Count the lines below that contain the word "this", and reply with only that number.
<<<<
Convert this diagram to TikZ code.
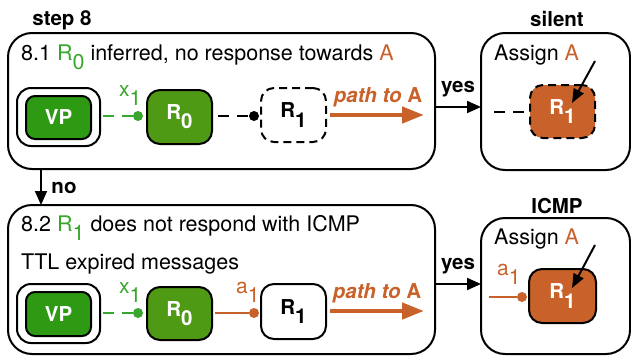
\documentclass[tikz,border=0pt]{standalone}
\usepackage{fontspec}
\setmainfont{TeX Gyre Heros}
\usetikzlibrary{arrows.meta,calc}
\definecolor{grn}{HTML}{38A62C}
\definecolor{vpg}{HTML}{2E9A14}
\definecolor{rzg}{HTML}{4F9A14}
\definecolor{org}{HTML}{C8622A}
\newcommand{\lowr}[1]{\raisebox{-.45em}{#1}}
\tikzset{
  x=1pt,y=-1pt,
  panel/.style={draw=black,line width=2pt,rounded corners=24pt,inner sep=0pt,outer sep=0pt,anchor=north west},
  rbox/.style={draw=black,line width=2pt,rounded corners=13pt,inner sep=0pt,outer sep=0pt,anchor=north west,font=\fontsize{20.5}{20}\selectfont\bfseries},
  dashbox/.style={rbox,dash pattern=on 8pt off 5pt},
  txt/.style={anchor=base west,inner sep=0pt,font=\fontsize{21.5}{22}\selectfont},
  btxt/.style={anchor=base,inner sep=0pt,font=\fontsize{20.5}{22}\selectfont\bfseries},
  sublab/.style={anchor=base west,inner sep=0pt,font=\fontsize{21}{22}\selectfont},
  dot/.style={circle,inner sep=0pt,minimum size=10pt,fill=#1,draw=none},
  link/.style={line width=2pt},
  dashlink/.style={line width=2pt,dash pattern=on 11pt off 8pt},
  flow/.style={line width=2pt,-{Triangle[length=14pt,width=12pt]}},
  pointer/.style={line width=2pt,-{Triangle[length=14pt,width=11pt]}},
  patharrow/.style={draw=org,line width=4.5pt,-{Triangle[length=22pt,width=16pt]}},
  pathlab/.style={anchor=base,inner sep=0pt,text=org,font=\fontsize{20.5}{22}\selectfont\bfseries},
}
\begin{document}
\begin{tikzpicture}
\useasboundingbox (0,0) rectangle (631,356);
% panels
\node[panel,minimum width=427pt,minimum height=136pt] (p1) at (8,33) {};
\node[panel,minimum width=149pt,minimum height=137pt] (p2) at (481,33) {};
\node[panel,minimum width=427pt,minimum height=149pt] (p3) at (8,205) {};
\node[panel,minimum width=149pt,minimum height=136pt] (p4) at (481,218) {};
% titles
\node[btxt] (t1) at (62,25) {step 8};
\node[btxt] (t2) at (557,27) {silent};
\node[btxt] (t3) at (557,213) {ICMP};
\node[btxt] (no) at (64,193) {no};
\node[btxt] (y1) at (458,92) {yes};
\node[btxt] (y2) at (458,269) {yes};
% texts
\node[txt] (a1) at (21,60) {8.1 \textcolor{grn}{R\lowr{0}} inferred, no response towards \textcolor{org}{A}};
\node[txt] (a2) at (21,231) {8.2 \textcolor{grn}{R\lowr{1}} does not respond with ICMP};
\node[txt] (a3) at (21,269) {TTL expired messages};
\node[txt] (a4) at (494,60) {Assign \textcolor{org}{A}};
\node[txt] (a5) at (494,244) {Assign \textcolor{org}{A}};
% row 1
\node[rbox,rounded corners=14pt,minimum width=83pt,minimum height=58pt] (vo1) at (17,88) {};
\node[rbox,rounded corners=9pt,fill=vpg,text=white,minimum width=65pt,minimum height=43pt] (v1) at (26,96) {VP};
\node[rbox,fill=rzg,text=white,minimum width=65pt,minimum height=54pt] (r01) at (147,90) {R\lowr{0}};
\node[dashbox,minimum width=65pt,minimum height=54pt] (r11) at (261,88) {R\lowr{1}};
\node[dot=grn] (d1) at (138,116) {};
\node[dot=black] (d2) at (254,116) {};
\draw[dashlink,draw=grn] (vo1.east |- d1) ++(3,0) coordinate (s1) (s1) -- (d1);
\draw[dashlink,draw=black] ($(r01.east |- d2)+(6,0)$) coordinate (s2) -- (d2);
\node[sublab,text=grn] (x1) at (119,96) {x\lowr{1}};
\coordinate (pa1) at (424,115);
\draw[patharrow] (r11.east |- pa1) ++(4,0) coordinate (pb1) (pb1) -- (pa1);
\node[pathlab] (pl1) at (378,102) {\textit{path to} A};
% row 2
\node[rbox,rounded corners=14pt,minimum width=83pt,minimum height=59pt] (vo2) at (17,284) {};
\node[rbox,rounded corners=9pt,fill=vpg,text=white,minimum width=65pt,minimum height=44pt] (v2) at (26,292) {VP};
\node[rbox,fill=rzg,text=white,minimum width=65pt,minimum height=53pt] (r02) at (147,287) {R\lowr{0}};
\node[rbox,minimum width=65pt,minimum height=55pt] (r12) at (261,284) {R\lowr{1}};
\node[dot=grn] (d3) at (138,313) {};
\node[dot=org] (d4) at (254,313) {};
\draw[dashlink,draw=grn] (vo2.east |- d3) ++(3,0) coordinate (s3) (s3) -- (d3);
\draw[link,draw=org] (r02.east |- d4) ++(3,0) coordinate (s4) (s4) -- (d4);
\node[sublab,text=grn] (x2) at (119,293) {x\lowr{1}};
\node[sublab,text=org] (a1l) at (236,293) {a\lowr{1}};
\coordinate (pa2) at (424,311);
\draw[patharrow] (r12.east |- pa2) ++(4,0) coordinate (pb2) (pb2) -- (pa2);
\node[pathlab] (pl2) at (377,298) {\textit{path to} A};
% right panels
\node[dashbox,fill=org,text=white,minimum width=65pt,minimum height=53pt] (r13) at (530,85) {R\lowr{1}};
\node[rbox,fill=org,text=white,minimum width=67pt,minimum height=54pt] (r14) at (529,269) {R\lowr{1}};
\coordinate (q1) at (595,61);
\coordinate (q2) at (572,103);
\draw[pointer] (q1) -- (q2);
\coordinate (q3) at (595,245);
\coordinate (q4) at (572,288);
\draw[pointer] (q3) -- (q4);
\coordinate (e1) at (494,112);
\draw[dashlink,draw=black] (e1) -- (r13.west |- e1);
\coordinate (e2) at (489,297);
\node[dot=org] (d5) at (522,297) {};
\draw[link,draw=org] (e2) -- (d5);
\node[sublab,text=org] (a2l) at (497,275) {a\lowr{1}};
% flow arrows
\coordinate (f1) at (458,107);
\coordinate (f2) at (458,284);
\coordinate (f3) at (41,187);
\draw[flow] (p1.east |- f1) -- (p2.west |- f1);
\draw[flow] (p3.east |- f2) -- (p4.west |- f2);
\draw[flow] (p1.south -| f3) -- (p3.north -| f3);
\end{tikzpicture}
\end{document}
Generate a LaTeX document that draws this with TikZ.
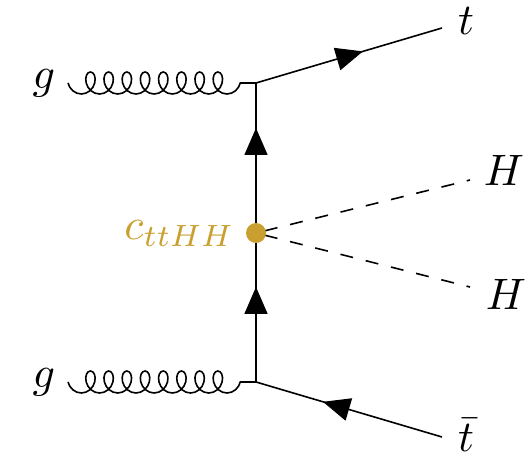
\documentclass[tikz,border=0pt]{standalone}
\usetikzlibrary{decorations.pathmorphing,decorations.markings,arrows.meta}
\definecolor{gold}{RGB}{201,160,48}
\begin{document}
\begin{tikzpicture}[x=1pt,y=-1pt,
  line width=1.6pt,
  fermion/.style={draw, postaction={decorate}, decoration={markings, mark=at position #1 with {\arrow{Triangle[length=27pt,width=23pt]}}}},
  gluon/.style={draw, decorate, decoration={coil, mirror, aspect=0.8, amplitude=11pt, segment length=18.2pt, post length=10pt}},
  scalar/.style={draw, dash pattern=on 13pt off 13pt, dash phase=16.9pt},
  lbl/.style={scale=4.4, inner sep=0pt}]
\useasboundingbox (0,0) rectangle (531,462);
% vertices and ends
\coordinate (v1) at (256,83);
\coordinate (v2) at (256,382);
\coordinate (g1) at (68,83);
\coordinate (g2) at (68,382);
\coordinate (tend) at (442,28);
\coordinate (tbend) at (442,437);
\coordinate (h1) at (470,180);
\coordinate (h2) at (470,287);
\coordinate (vc) at (256,233);
% lines
\draw[gluon] (g1) -- (v1);
\draw[gluon] (g2) -- (v2);
\path[fermion=0.575] (v1) -- (tend);
\path[fermion=0.64] (tbend) -- (v2);
\path[fermion=0.638] (v2) -- (vc);
\path[fermion=0.70] (vc) -- (v1);
\path[scalar] (vc) -- (h1);
\path[scalar] (vc) -- (h2);
\node[circle, fill=gold, minimum size=20pt, inner sep=0pt] (c) at (vc) {};
% labels
\node[lbl, anchor=base] (lg1) at (44,88.5) {$g$};
\node[lbl, anchor=base] (lg2) at (44,387.5) {$g$};
\node[lbl, anchor=base] (lt) at (466,34.5) {$t$};
\node[lbl, anchor=base] (ltb) at (466,451.5) {$\bar{t}$};
\node[lbl, anchor=base] (lh1) at (504,186) {$H$};
\node[lbl, anchor=base] (lh2) at (506,310) {$H$};
\node[lbl, anchor=base east, text=gold] (lc) at (238,240) {$c_{ttHH}$};
\end{tikzpicture}
\end{document}
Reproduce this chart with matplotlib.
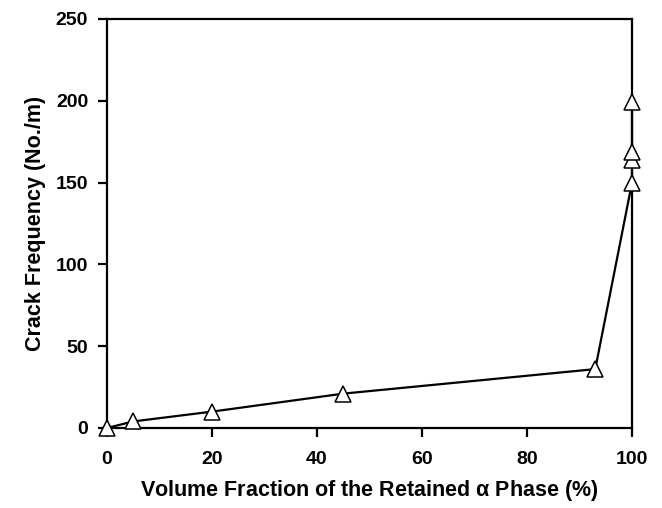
>>>>
RESPONSE →
3